The horrific part of the interview which apparently did not catch Andrew's eye, was Lawrence's first asking Mr. Cain if he wanted to back off that "brainwashing" statement. Mr. Cain did not. With him questioning my intelligence as a African-American, I had a a right to know where he stood in relation to the community he was questioning. I had a right to know what kind of African-American he was, and yes that is something I can judge given the questions Lawrence O'Donnell asked rather haltingly. I had a right to know what he had given to the cause. Because if he had stood with my parents, if he had marched with my parents, then African-Americans as a whole would have shrugged when he called us "brainwashed". At least, he earned the right.

But he didn't. He didn't march. He didn't sit-in. He didn't test. He didn't want to get involved, because frankly, it was probably more important to him to ingratiate himself to the white community, and if you look, it certainly paid off for him. I'm sorry to come off sounding like a member of the Black Panther Party, but African-Americans see people like Mr. Cain all the time. They're the ones who think they're better than the rest of us, smarter, and the only ones fit to lead, the only ones fit to be heard from. You know this because they spend a lot of time shouting down the opposition. These people ars not a symptom of ideology, it happens in both left-wing and right-wing circles. It comes from a life spent in front of, or behind the pulpit, where the Preacher was the most powerful man in our community.

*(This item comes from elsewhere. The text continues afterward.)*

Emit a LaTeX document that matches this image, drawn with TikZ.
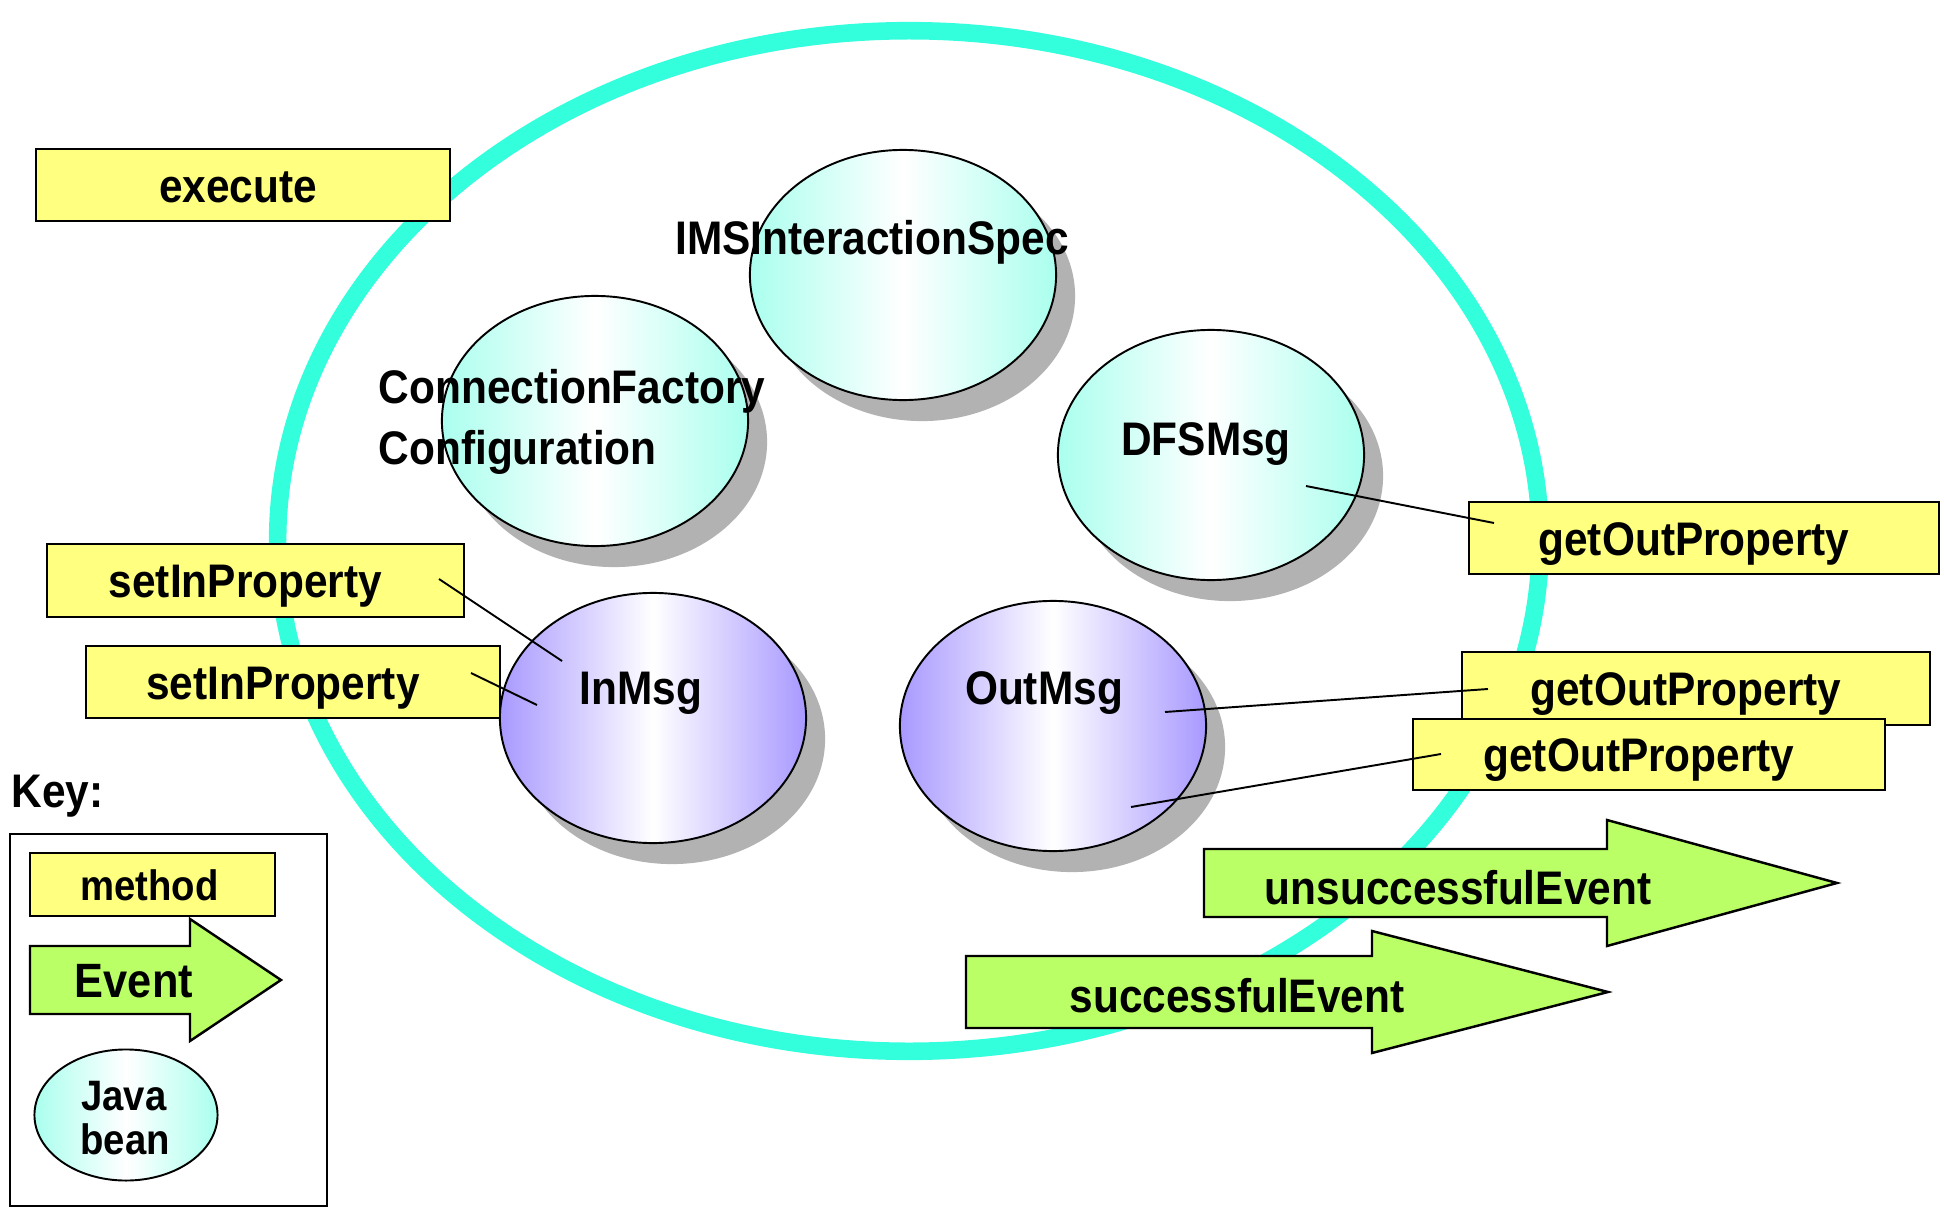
\documentclass[tikz,border=0pt]{standalone}
\usepackage{fontspec}
\newfontfamily\lab{Liberation Sans}[FakeStretch=0.9]
\usetikzlibrary{shapes.geometric,shadows}

\definecolor{ringc}{RGB}{51,255,221}
\definecolor{methody}{RGB}{255,255,128}
\definecolor{eventg}{RGB}{187,255,102}
\definecolor{shadowc}{RGB}{178,178,178}
\definecolor{cyanedge}{RGB}{170,255,238}
\definecolor{purpleedge}{RGB}{168,153,255}

% method labels sit a little left of the box centre
\newcommand\leftnudge{\hspace*{-0.2cm}}

\tikzset{
  txt/.style={font=\lab\bfseries\fontsize{13.4pt}{16pt}\selectfont, inner sep=0pt},
  smalltxt/.style={font=\lab\bfseries\fontsize{12.1pt}{14pt}\selectfont, inner sep=0pt},
  methodbox/.style={txt, draw, fill=methody, line width=0.7pt,
    text height=0.34cm, text depth=0pt},
  beanshape/.style={ellipse, draw, line width=0.55pt, inner sep=0pt,
    minimum width=3.06cm, minimum height=2.5cm},
  shadowed/.style={drop shadow={shadow xshift=0.19cm, shadow yshift=-0.21cm,
    fill=shadowc, opacity=1}},
  cyanbean/.style={beanshape, left color=cyanedge, right color=cyanedge, middle color=white},
  purplebean/.style={beanshape, left color=purpleedge, right color=purpleedge, middle color=white},
  eventarrow/.style={draw, fill=eventg, line width=0.7pt, line join=miter},
  link/.style={draw, line width=0.55pt},
  ring/.style={draw=ringc, line width=5pt}
}

\begin{document}
\begin{tikzpicture}[x=0.01cm, y=-0.01cm]
\useasboundingbox[fill=white] (0,0) rectangle (1944,1209);

% outer boundary of the component
\draw[ring] (909,541) ellipse [x radius=6.31cm, y radius=5.10cm];

% Java beans
\node[cyanbean, shadowed] (ims) at (903,275) {};
\node[cyanbean, shadowed] (cfc) at (595,421) {};
\node[cyanbean, shadowed] (dfs) at (1211,455) {};
\node[purplebean, shadowed] (inmsg) at (653,718) {};
\node[purplebean, shadowed] (outmsg) at (1053,726) {};

\node[txt, anchor=base] (imsl) at (872,254) {IMSInteractionSpec};
\node[txt, anchor=base west] (cfcl1) at (378,403) {ConnectionFactory};
\node[txt, anchor=base west] (cfcl2) at (378,464) {Configuration};
\node[txt, anchor=base] (dfsl) at (1206,455) {DFSMsg};
\node[txt, anchor=base] (inl) at (641,704) {InMsg};
\node[txt, anchor=base] (outl) at (1044,704) {OutMsg};

% methods
\node[methodbox, minimum width=4.14cm, minimum height=0.72cm] (exec) at (243,185) {\hspace*{-0.1cm}execute};
\node[methodbox, minimum width=4.17cm, minimum height=0.73cm] (setA) at (255.5,580.5) {\leftnudge setInProperty};
\node[methodbox, minimum width=4.14cm, minimum height=0.72cm] (setB) at (293,682) {\leftnudge setInProperty};
\node[methodbox, minimum width=4.70cm, minimum height=0.72cm] (getA) at (1704,538) {\leftnudge getOutProperty};
\node[methodbox, minimum width=4.68cm, minimum height=0.73cm] (getB) at (1696,688.5) {\leftnudge getOutProperty};
\node[methodbox, minimum width=4.72cm, minimum height=0.71cm] (getC) at (1649,754.5) {\leftnudge getOutProperty};

% links between methods and beans
\coordinate (setAend) at (439,579);
\coordinate (setAin) at (562,661);
\coordinate (setBend) at (471,673);
\coordinate (setBin) at (537,705);
\coordinate (dfsin) at (1306,486);
\coordinate (getAend) at (1494,523);
\coordinate (outinB) at (1165,712);
\coordinate (getBend) at (1488,689);
\coordinate (outinC) at (1131,807);
\coordinate (getCend) at (1441,754);
\draw[link] (setAend) -- (setAin);
\draw[link] (setBend) -- (setBin);
\draw[link] (dfsin) -- (getAend);
\draw[link] (outinB) -- (getBend);
\draw[link] (outinC) -- (getCend);

% events
\draw[eventarrow] (1204,849) -- (1607,849) -- (1607,820) -- (1837,883)
  -- (1607,946) -- (1607,917) -- (1204,917) -- cycle;
\node[txt, anchor=base] (unsucc) at (1458,904) {unsuccessfulEvent};
\draw[eventarrow] (966,956) -- (1372,956) -- (1372,931) -- (1608,992)
  -- (1372,1053) -- (1372,1028) -- (966,1028) -- cycle;
\node[txt, anchor=base] (succ) at (1237,1012) {successfulEvent};

% key
\node[txt, anchor=base west] (keyl) at (11,807) {Key:};
\node[draw, line width=0.6pt, minimum width=3.17cm, minimum height=3.72cm] (keybox) at (168.5,1020) {};
\node[methodbox, smalltxt, minimum width=2.45cm, minimum height=0.63cm,
  text height=0.31cm] (keymethod) at (152.5,884.5) {\hspace*{-0.06cm}method};
\draw[eventarrow] (30,946) -- (190,946) -- (190,919) -- (281,980)
  -- (190,1041) -- (190,1014) -- (30,1014) -- cycle;
\node[txt, font=\lab\bfseries\fontsize{13.7pt}{16pt}\selectfont, anchor=base] (keyevent) at (134,997) {Event};
\node[beanshape, left color=cyanedge, right color=cyanedge, middle color=white,
  minimum width=1.83cm, minimum height=1.31cm] (keybean) at (126,1115) {};
\node[smalltxt, anchor=base] (keyjava) at (124,1110) {Java};
\node[smalltxt, anchor=base] (keybeanl) at (125,1154) {bean};
\end{tikzpicture}
\end{document}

In the end, Herman Cain is not powerful, he is a parasite. He is a man who will twist himself into any shape required to make his money, to ingratiate himself to the white community, and more importantly to show himself superior to the African-Americans that frankly he despises. Yet, with equal lack of character, he will do the same to ingratiate himself back with his fellow African-Americans because he suddenly needs their votes. Remember, though Mr. Cain wants those votes, he still feels those voters inferior to the greatness that his "him" and will let that attitude slip out on occasion; like he did when he called a great many of us "brainwashed".

Andrew is wrong, and just a little bit insulting. The African-American community will call Herman Cain out on his past. It may be regrettable that Lawrence O'Donnell a white Irish-American face was the one asking him the questions, but make no mistake, African-Americans wanted those questions asked, and we don't need Andrew Sullivan's permission or anyone else's approval to have it so.